Seeed Studio XIAO Connections¶
For the Seeed Studio XIAO, we'll connect a touchscreen display, an INMP441 I2S microphone, and a SeeedStudio Grove Speaker.
Touchscreen Display¶
- Display Model: Seeed Studio Round Display for XIAO
- Connection Type: SPI
- Required Pins:
- SCL (Serial Clock) to XIAO's SCL (GPIO18 for SPI clock)
- SDA (Serial Data) to XIAO's SDA (GPIO19 for SPI MOSI)
- RES (Reset) to any available GPIO pin (e.g., GPIO21) for display reset
- DC (Data/Command) to any available GPIO pin (e.g., GPIO22) for data/command selection
- CS (Chip Select) to any available GPIO pin (e.g., GPIO5) for SPI chip select
Very easy to connect, xiao sits on the display.
Microphone (INMP441 I2S)¶
- Connection Type: I2S
- Required Pins:
- WS (Word Select/LRCLK) to GPIO23
- SCK (Serial Clock) to GPIO18
- SD (Serial Data) to GPIO19
Speaker (SeeedStudio Grove)¶
- Connection Type: Digital I/O
- Required Pins:
- SIG to any PWM-capable GPIO pin (e.g., GPIO25) for audio signal
- GND to GND
TTGO T-Camera Plus Connections¶
For the TTGO T-Camera Plus, we're connecting an INMP441 I2S microphone and a SeeedStudio Grove Speaker since it already includes a camera and display.
Microphone (INMP441 I2S)¶
- Connection Type: I2S
- Required Pins:
- WS (Word Select/LRCLK) to GPIO32
- SCK (Serial Clock) to GPIO14
- SD (Serial Data) to GPIO27
Speaker (SeeedStudio Grove)¶
- Connection Type: Digital I/O
- Required Pins:
- SIG to any PWM-capable GPIO pin (e.g., GPIO33) for audio signal
- GND to GND
General Tips¶
- Power Supply: Ensure that all devices are powered appropriately. The XIAO and TTGO can be powered via USB or an external 3.3V power supply.

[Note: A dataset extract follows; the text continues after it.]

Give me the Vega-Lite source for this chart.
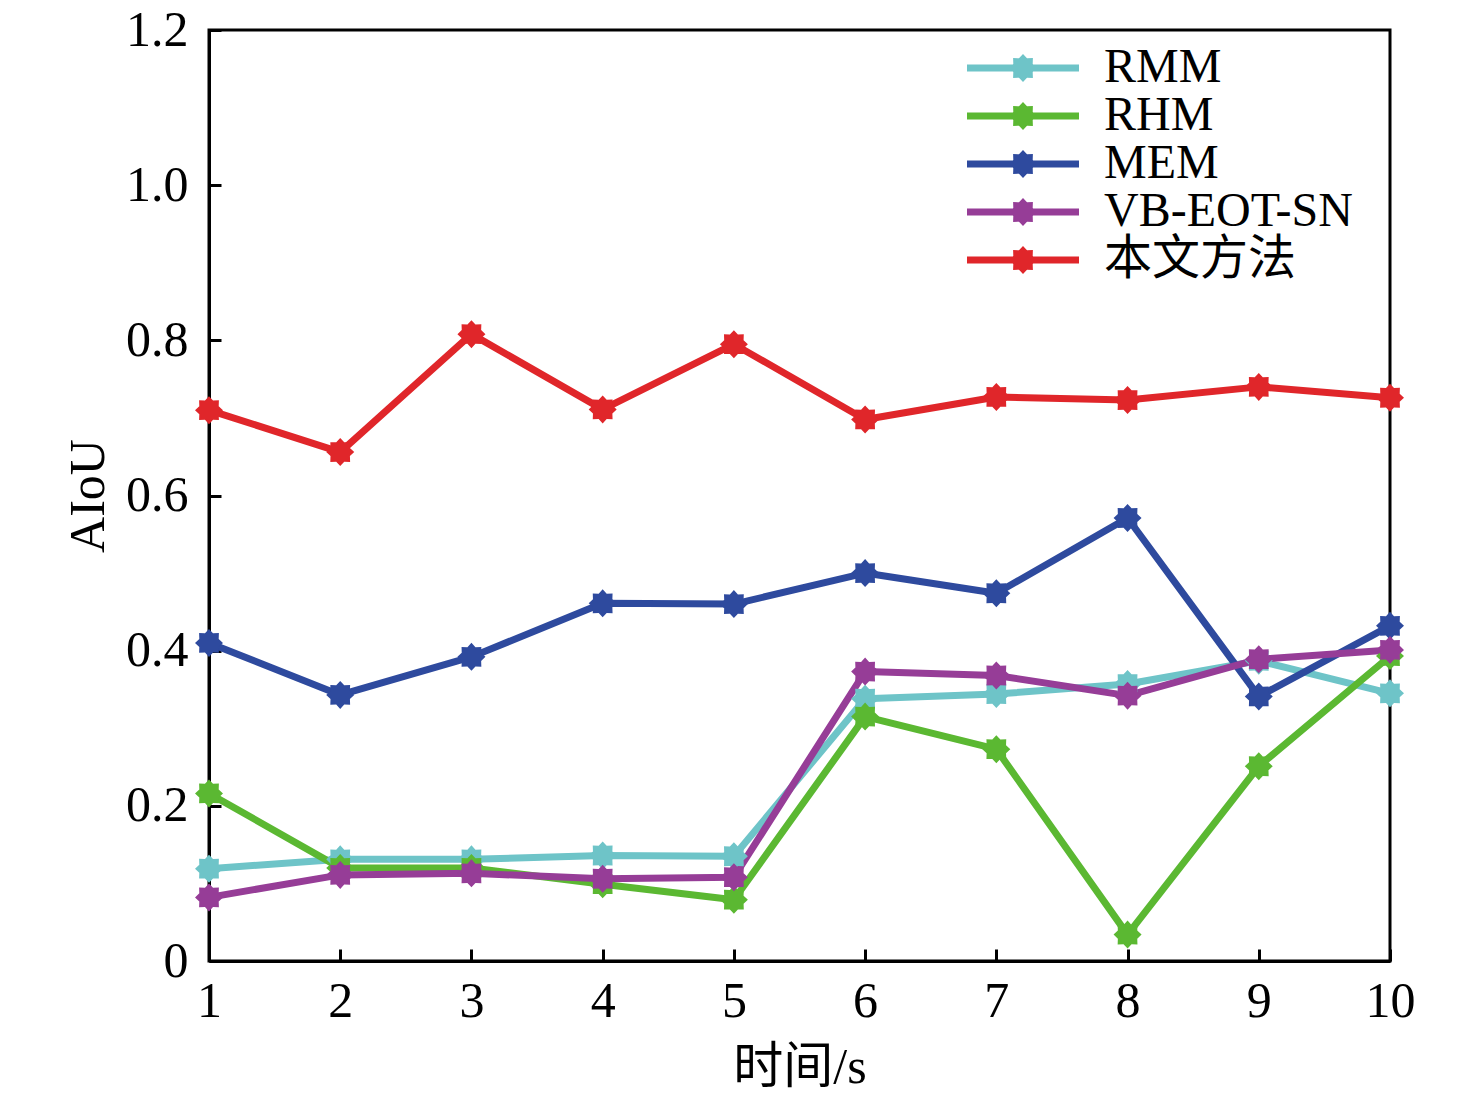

- Common Ground: Make sure all components share a common ground connection.
- Programming: Use the Arduino IDE or ESP-IDF for programming the ESP32 devices. Libraries specific to the peripherals (e.g., display, I2S microphone, and speaker) will be required.
- I2S Library: For the INMP441 microphone, an I2S library suitable for ESP32 should be used to handle audio input.
- Display Library: For the touchscreen display, a library compatible with the specific model will be needed for interfacing and graphics rendering.